SPOKANE, Wash. - The City of Spokane has revealed close to a hundred trees ranging from small to large, were removed by a contractor working near The Creek at Qualchan Golf Course earlier this week.
The tree removal has sparked outrage among neighbors, hikers and city officials.
However, an attorney for Adam Swedberg, the contractor on the project, said his client did nothing wrong and has the permit and permission to remove the trees.
"The contractor does not have any fault in this entire process," said Bob Dunn, Attorney for the contractor.
About a year ago, First Tee of The Inland Northwest contacted Swedberg about removing trees on a six acre site near Qualchan Golf Course. First Tee plans to build a junior golf course for kids.
The property is owned by the City of Spokane. To gain access to the future site of the junior green, the contractor needed to use and improve a road on a nearby Avista easement corridor.
"He got permission from Avista to go on the right away, that they pointed out was the route he needed to take to get into the project," said Bob Dunn.
"He got a permit from the city, he assumed the permit was coordinated by everyone internally in the city to allow him to do what he was doing. They knew he was going to building a road to get the trees out on their project," said Dunn.
Leroy Eadie, Director of Parks and Recreation for the City of Spokane, said they only issued one urban forestery permit to First Tee, which would have allowed the removal of trees on the six acres, where the proposed golf course would go, not along the corridor.
"There are other permits that would be required, grading permits and all those things and permissions from the park board in agreement that hadn't been granted," said Leroy Eadie, Director of Parks and Rec.
"And First Tee had been told very clearly you are to not start any work on your three hole golf course until all those agreements have been approved and all permits are issues and they didn't have those in place or started any of that work," said Eadie.
Bob Dunn said his client has the paper trail and permit to prove he worked within the scope of his contract.
"Once the city realized that maybe they didn't handle this in the best public relations manner they needed somebody to throw under the bus.

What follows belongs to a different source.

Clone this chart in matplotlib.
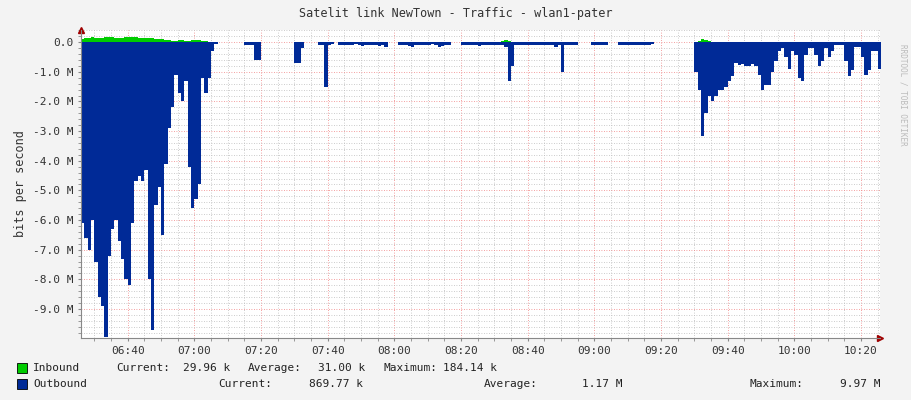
import numpy as np
import matplotlib.pyplot as plt
from matplotlib.ticker import MultipleLocator, FuncFormatter

plt.rcParams['font.family'] = 'DejaVu Sans Mono'
plt.rcParams['font.size'] = 7.5

# minutes after 06:00, one sample per minute
t_start, t_end = 26, 266

# outbound (Mbit/s, drawn negative)
out_0626 = [6.1, 6.6, 7.0, 6.0, 7.4, 8.6, 8.9, 9.95, 7.2, 6.3, 6.0, 6.7, 7.3, 8.0,
            8.2, 6.1, 4.7, 4.5, 4.7, 4.3, 8.0, 9.7, 5.5, 4.9, 6.5, 4.1, 2.9, 2.2,
            1.1, 1.7, 2.0, 1.3, 4.2, 5.6, 5.3, 4.8, 1.2, 1.7, 1.2, 0.3, 0.05]
out_0715 = [0.1, 0.1, 0.1, 0.6, 0.6]
out_0730 = [0.7, 0.7, 0.2]
out_0737 = [0.1, 0.1, 1.5, 0.1, 0.05]
out_0743 = [0.08, 0.1, 0.08, 0.1, 0.1, 0.05, 0.08, 0.12, 0.1, 0.08, 0.1, 0.1, 0.12,
            0.1, 0.15, 0.0, 0.0, 0.0, 0.08, 0.1, 0.1, 0.12, 0.15, 0.1, 0.08, 0.1,
            0.1, 0.08, 0.05, 0.1, 0.15, 0.12, 0.08, 0.1, 0.0, 0.0, 0.0, 0.08, 0.1,
            0.1, 0.08, 0.1, 0.12, 0.1, 0.1, 0.08, 0.1, 0.1, 0.1, 0.08, 0.15, 1.3,
            0.8, 0.1, 0.1, 0.08, 0.1, 0.1, 0.1, 0.08, 0.1, 0.1, 0.08, 0.1, 0.1,
            0.15, 0.1, 1.0, 0.1, 0.08, 0.1, 0.1, 0.0, 0.0, 0.0, 0.0, 0.08, 0.1,
            0.1, 0.1, 0.08, 0.0, 0.0, 0.0, 0.08, 0.1, 0.1, 0.08, 0.1, 0.1, 0.08,
            0.1, 0.08, 0.1, 0.05]
out_0930 = [1.0, 1.6, 3.15, 2.4, 1.8, 2.0, 1.8, 1.6, 1.6, 1.5, 1.3, 1.15, 0.7,
            0.78, 0.75, 0.8, 0.8, 0.75, 0.8, 1.1, 1.6, 1.45, 1.45, 1.0, 0.65, 0.3,
            0.2, 0.5, 0.9, 0.3, 0.45, 1.2, 1.3, 0.45, 0.2, 0.2, 0.45, 0.8, 0.65,
            0.2, 0.5, 0.3, 0.1, 0.1, 0.1, 0.65, 1.15, 0.95, 0.15, 0.15, 0.5, 1.1,
            0.95, 0.3, 0.3, 0.9]
out_segments = {26: out_0626, 75: out_0715, 90: out_0730, 97: out_0737,
                103: out_0743, 210: out_0930}

# inbound (Mbit/s)
in_0626 = [0.12, 0.14, 0.15, 0.16, 0.15, 0.14, 0.15, 0.16, 0.17, 0.16, 0.15, 0.14,
           0.15, 0.16, 0.18, 0.17, 0.16, 0.15, 0.14, 0.13, 0.14, 0.13, 0.12, 0.1,
           0.1, 0.08, 0.06, 0.05, 0.05, 0.06, 0.08, 0.05, 0.04, 0.06, 0.08, 0.06,
           0.04, 0.03, 0.02, 0.02, 0.01]
in_0834 = [0.03, 0.06, 0.05, 0.02]
in_0930 = [0.02, 0.04, 0.1, 0.08, 0.04, 0.02]
in_segments = {26: in_0626, 152: in_0834, 210: in_0930}

t = np.arange(t_start, t_end + 1)
outbound = np.zeros(len(t))
inbound = np.zeros(len(t))
for s, vals in out_segments.items():
    outbound[s - t_start:s - t_start + len(vals)] = vals
for s, vals in in_segments.items():
    inbound[s - t_start:s - t_start + len(vals)] = vals

fig = plt.figure(figsize=(9.11, 4.0), dpi=100, facecolor='#F3F3F3')
ax = fig.add_axes([81/911, 1 - 338/400, 799/911, 308/400])
ax.set_facecolor('white')

ax.fill_between(t, 0, -outbound, step='post', color='#002A97', lw=0)
ax.fill_between(t, 0, inbound, step='post', color='#00CC00', lw=0)

ax.set_xlim(t_start, 265.7)
ax.set_ylim(-9.98, 0.41)

ax.xaxis.set_major_locator(MultipleLocator(20))
ax.xaxis.set_minor_locator(MultipleLocator(5))
ax.yaxis.set_major_locator(MultipleLocator(1))
ax.yaxis.set_minor_locator(MultipleLocator(0.2))
ax.grid(which='minor', color='#BBBBBB', ls=(0, (1, 2)), lw=0.6)
ax.grid(which='major', color='#F08080', ls=(0, (1, 2)), lw=0.6)
ax.set_axisbelow(True)

def tfmt(v, pos):
    m = int(round(v))
    return '%02d:%02d' % (6 + m // 60, m % 60)

def yfmt(v, pos):
    return '0.0' if abs(v) < 1e-9 else '%.1f M' % v

ax.xaxis.set_major_formatter(FuncFormatter(tfmt))
ax.yaxis.set_major_formatter(FuncFormatter(yfmt))
ax.tick_params(which='both', length=2, color='#888888', labelsize=8, labelcolor='#333333')
for s in ['top', 'right']:
    ax.spines[s].set_visible(False)
for s in ['left', 'bottom']:
    ax.spines[s].set_color('#888888')
ax.plot([t_start], [0.41], marker='^', color='#A00000', ms=4, clip_on=False)
ax.plot([265.7], [-9.98], marker='>', color='#A00000', ms=4, clip_on=False)

ax.set_ylabel('bits per second', fontsize=8.5, color='#333333')
fig.text(0.5, 1 - 13/400, 'Satelit link NewTown - Traffic - wlan1-pater',
         ha='center', va='center', fontsize=8.5, color='#333333')
fig.text(903/911, 1 - 95/400, 'RRDTOOL / TOBI OETIKER', rotation=270,
         ha='center', va='center', fontsize=5.5, color='#BBBBBB')

def row(y, color, items):
    fig.patches.append(plt.Rectangle((17/911, 1 - (y + 5)/400), 10/911, 10/400,
                                     transform=fig.transFigure, fc=color, ec='black', lw=0.6))
    for x, txt, ha in items:
        fig.text(x/911, 1 - y/400, txt, ha=ha, va='center', fontsize=8, color='#222222')

row(368, '#00CC00', [(33, 'Inbound', 'left'), (116, 'Current:', 'left'), (230, '29.96 k', 'right'),
                    (248, 'Average:', 'left'), (365, '31.00 k', 'right'),
                    (384, 'Maximum:', 'left'), (497, '184.14 k', 'right')])
row(384, '#002A97', [(33, 'Outbound', 'left'), (218, 'Current:', 'left'), (363, '869.77 k', 'right'),
                    (484, 'Average:', 'left'), (623, '1.17 M', 'right'),
                    (749, 'Maximum:', 'left'), (880, '9.97 M', 'right')])

fig.savefig('out.png', dpi=100, facecolor=fig.get_facecolor())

And before you know it you have people from the city saying they are going to get to the bottom of it and whoever was responsible for the trees being taken down were going to pay for it well, all they had to do was look about two offices down in their own shop to figure out it was a city driven project and there was full authority by all the departments necessary to allow this project to go forward," said Dunn.
Eadie said there were no permits to build a road or remove trees along the one mile corridor.
"I think there were a lot of assumptions made by this contractor that he was on an Avista easement and everything was good to go and those were a lot of assumptions he made on his part that were not accurate and he had no permits in hand," said Eadie.